Now, there are two things that interest me about all this. The first is that it is an instance of reaching the right conclusion through the wrong logic. Eve Ensler’s play is “an extremely narrow perspective on what it means to be a woman.” But that is not because it somehow “excludes” women without vaginas and men who think they are women. Instead, it is “narrow” because women are not to be reduced to nothing more than the sum of their sexual organs. The spectacle of actors dressing up in vagina suits and engaging in monologues is degrading to the humanity of women. The irony is that all this is done is in the name of “feminism.”
Thus Ms. Brown’s defense of the Monologues only serves to reinforce the unwitting sexism:
I am a woman with a vagina, and this becomes an area of my concern when people start saying that I shouldn’t reference or acknowlege that. … There’s certainly nothing wrong with wanting to stage a women’s show that includes trans perspectives (on genitals or whatever else), but that doesn’t make a show without those perspectives transphobic. It just makes it a show without those perspectives.

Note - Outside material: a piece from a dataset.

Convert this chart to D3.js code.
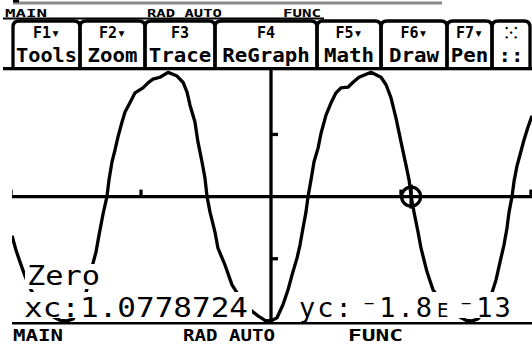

Her solution, in other words—since no play can include all “perspectives” that men have under the sun—is for someone to write a new play, with a title along the lines of The Trans-Vagina Monologues. Yes, how lovely. Thus we continue to reduce human beings to (a) the sex parts they do have; or, (b) the “gender” with which they “identify.” (It is, by the way, a whole nother blog post, this issue of how the word “gender” has been abused to support a fictional construct.)
The second thing that interests me in this whole story is the timing of the ban. It comes nearly on the heels of the suicide of Josh Alcorn. (And for the record, that was his name, and he was a he. I refuse to call him “Leelah,” and I refuse to call him “she.” Those are lies, and on this blog I do not tell lies. The truth must be told somewhere, and I don’t see very many other places where he is given the dignity of being called he.)
You might say, in the sense of a figure, that Josh Alcorn banned the Vagina Monologues. The ban really stems from the mad desire of some to use his suicide in order impose and enforce a new propaganda about sexual identity.
And at the back of it all are a whole host of new lies. It is not enough, any more, in the twenty teens, to reduce women to their body parts. We must reduce people in general to the “gender” they “identify” with, independent of whether that matches the 23rd pair of chromosomes, or what you stare at when you glance between your legs. These days, if you say “women are their vaginas,” you leave out men who think they are women and don’t have vaginas but instead some amorphous “identity” that can’t be pinned down to anything other than self-made illusions. One’s very self—the essence of who one is—is now no more than a construct.
Josh Alcorn’s suicide is indeed a tragedy. It is a tragedy when someone kills himself because he will not accept who God made him to be—a man. It is surreal when a whole culture can then call him “Leelah” and “her”—trading the truth for a lie (cf. Rom. 1:25). And then they demand that the whole world affirm them in their game of make believe. The very language is being wrung out of shape in order to support these false constructs. If a culture cannot last long when it demands make-believe, neither can humanity last long when we make up our identities, rather than accept who God has made us to be.
And with regard to the case at hand, we miss what the real problem with the Vagina Monologues is—that it lies about female personhood. We merely exchange that lie for a lie about human personhood.